Church-funded charities help many people who don’t have status or wealth. Many among us suffer the same afflictions described in Scripture, as if such afflictions were a timeless tradition reminding us of our responsibility to be God’s instruments of mercy. There’s still no easy cure for being deaf and dumb—even among those of us who can hear and speak but seldom listen to, or say anything, of transcendent value. Sunday’s gospel message (Mk 7:31-37) speaks directly into our deaf ears. Let’s put ourselves into the role of the afflicted one in it as Jesus again acts in his Father’s name:
People brought to him a deaf man who had a speech impediment and begged him to lay his hand on him. He took him off by himself away from the crowd. He put his finger into the man’s ears and, spitting, touched his tongue; then he looked up to heaven and groaned, and said to him, “Ephphatha!”— that is, “Be opened!” — And immediately the man’s ears were opened, his speech impediment was removed, and he spoke plainly.

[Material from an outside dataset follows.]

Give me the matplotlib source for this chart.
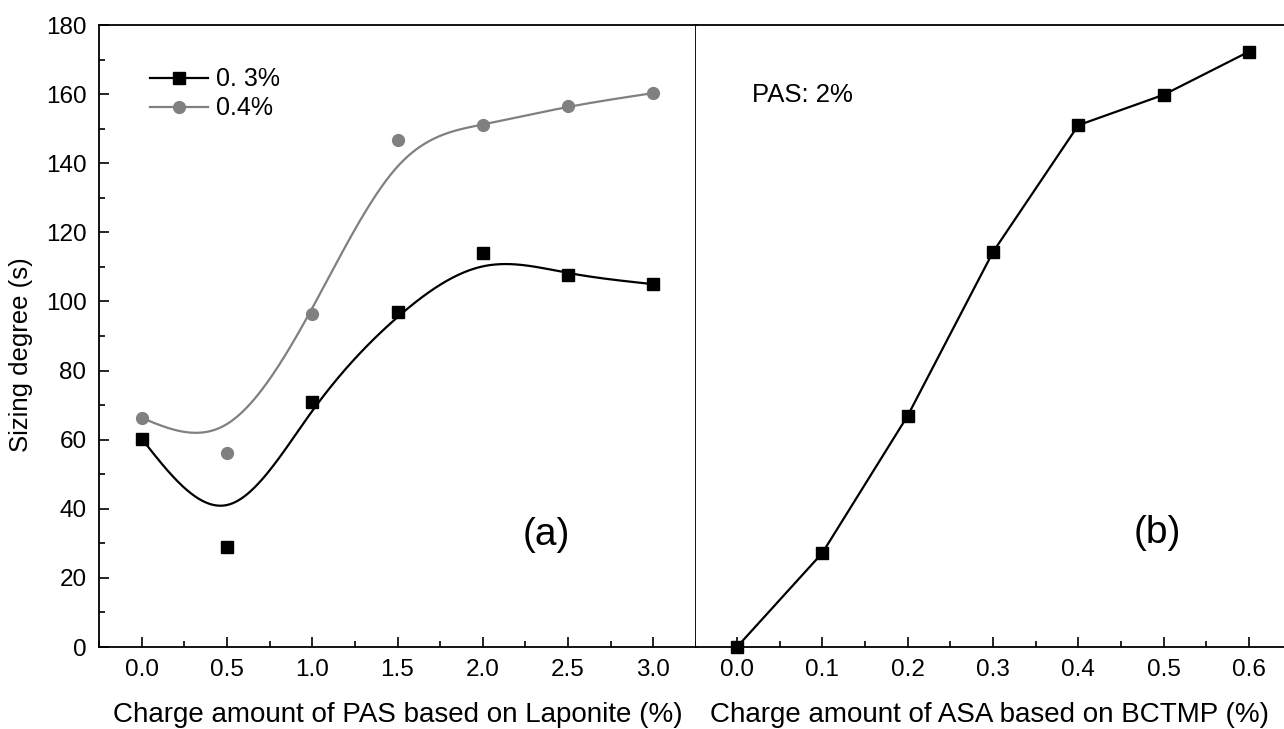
import numpy as np
import matplotlib
matplotlib.use("Agg")
import matplotlib.pyplot as plt
from matplotlib.ticker import MultipleLocator, FormatStrFormatter

plt.rcParams['font.family'] = ['Liberation Sans', 'DejaVu Sans']

# ---- data ----
pas_x = [0.0, 0.5, 1.0, 1.5, 2.0, 2.5, 3.0]
asa03 = [60.3, 28.8, 71.0, 96.9, 114.1, 107.6, 105.0]
asa04 = [66.3, 56.1, 96.4, 146.7, 151.0, 156.6, 160.3]
asa_x = [0.0, 0.1, 0.2, 0.3, 0.4, 0.5, 0.6]
sizing_b = [0.0, 27.2, 66.9, 114.3, 151.0, 159.8, 172.3]
legend_labels = ["0. 3%", "0.4%"]


def bspline(xs, ys, n=60):
    """Uniform cubic B-spline with the data as control points and
    reflected phantom end points, so it starts/ends at the first/last point."""
    P = np.column_stack([xs, ys]).astype(float)
    Q = np.vstack([2 * P[0] - P[1], P, 2 * P[-1] - P[-2]])
    u = np.linspace(0, 1, n)[:, None]
    b0 = (1 - u) ** 3 / 6
    b1 = (3 * u ** 3 - 6 * u ** 2 + 4) / 6
    b2 = (-3 * u ** 3 + 3 * u ** 2 + 3 * u + 1) / 6
    b3 = u ** 3 / 6
    segs = []
    for i in range(len(Q) - 3):
        segs.append(b0 * Q[i] + b1 * Q[i + 1] + b2 * Q[i + 2] + b3 * Q[i + 3])
    out = np.vstack(segs)
    return out[:, 0], out[:, 1]


W, H = 1284, 729
fig = plt.figure(figsize=(W / 100, H / 100), dpi=100)
axL = fig.add_axes([99 / W, (H - 647) / H, (696 - 99) / W, (647 - 25) / H])
axR = fig.add_axes([696 / W, (H - 647) / H, (W - 696) / W, (647 - 25) / H])

gray = '#808080'
tick_fs = 17.5
lab_fs = 20

# left panel
bx, by = bspline(pas_x, asa03)
gx, gy = bspline(pas_x, asa04)
axL.plot(bx, by, color='black', lw=1.6)
axL.plot(gx, gy, color=gray, lw=1.6)
axL.plot(pas_x, asa03, 's', color='black', ms=8.5, ls='none')
axL.plot(pas_x, asa04, 'o', color=gray, ms=8.5, ls='none')
h1, = axL.plot([], [], color='black', lw=1.6, marker='s', ms=8.5)
h2, = axL.plot([], [], color=gray, lw=1.6, marker='o', ms=8.5)
axL.legend([h1, h2], legend_labels, loc='upper left', bbox_to_anchor=(0.068, 0.948),
           frameon=False, fontsize=18, handlelength=2.32, handletextpad=0.32,
           labelspacing=0.2, borderaxespad=0)
axL.set_xlim(-0.25, 3.25)
axL.set_ylim(0, 180)
axL.xaxis.set_major_locator(MultipleLocator(0.5))
axL.xaxis.set_minor_locator(MultipleLocator(0.25))
axL.yaxis.set_major_locator(MultipleLocator(20))
axL.yaxis.set_minor_locator(MultipleLocator(10))
axL.xaxis.set_major_formatter(FormatStrFormatter('%.1f'))
axL.tick_params(which='both', direction='in', labelsize=tick_fs, top=False, right=False)
axL.tick_params(which='major', length=7, width=1.2)
axL.tick_params(which='minor', length=4, width=1.2)
axL.tick_params(axis='x', pad=9)
axL.tick_params(axis='y', pad=9)
axL.set_xlabel('Charge amount of PAS based on Laponite (%)', fontsize=lab_fs, labelpad=15)
axL.set_ylabel('Sizing degree (s)', fontsize=18.5, labelpad=9, y=0.47)
axL.text(2.37, 32.5, '(a)', fontsize=28, ha='center', va='center')
for s in axL.spines.values():
    s.set_linewidth(1.3)

# right panel
axR.plot(asa_x, sizing_b, color='black', lw=1.6, marker='s', ms=8.5, clip_on=False)
axR.set_xlim(-0.048, 0.641)
axR.set_ylim(0, 180)
axR.xaxis.set_major_locator(MultipleLocator(0.1))
axR.xaxis.set_minor_locator(MultipleLocator(0.05))
axR.xaxis.set_major_formatter(FormatStrFormatter('%.1f'))
axR.yaxis.set_visible(False)
axR.spines['left'].set_visible(False)
axR.spines['right'].set_visible(False)
axR.tick_params(which='both', direction='in', labelsize=tick_fs, top=False)
axR.tick_params(which='major', length=7, width=1.2)
axR.tick_params(which='minor', length=4, width=1.2)
axR.tick_params(axis='x', pad=9)
axR.set_xlabel('Charge amount of ASA based on BCTMP (%)', fontsize=lab_fs, labelpad=15)
axR.text(0.018, 159.7, 'PAS: 2%', fontsize=18.5, ha='left', va='center')
axR.text(0.492, 33, '(b)', fontsize=28, ha='center', va='center')
for s in axR.spines.values():
    s.set_linewidth(1.3)

fig.savefig('out.png', dpi=100)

The mystery of Mary’s sorrow upon losing her little boy turned to one of our most beloved joyful mysteries when she found him again and learned one of the most important lessons Jesus taught in the temple that day:
“I must be about my Father’s work.” He was speaking for all of us, even though we often fail and fall in that attempt. Let’s not give up on ourselves—even those of us thought to be irredeemable. Jesus died to prove there’s no such thing.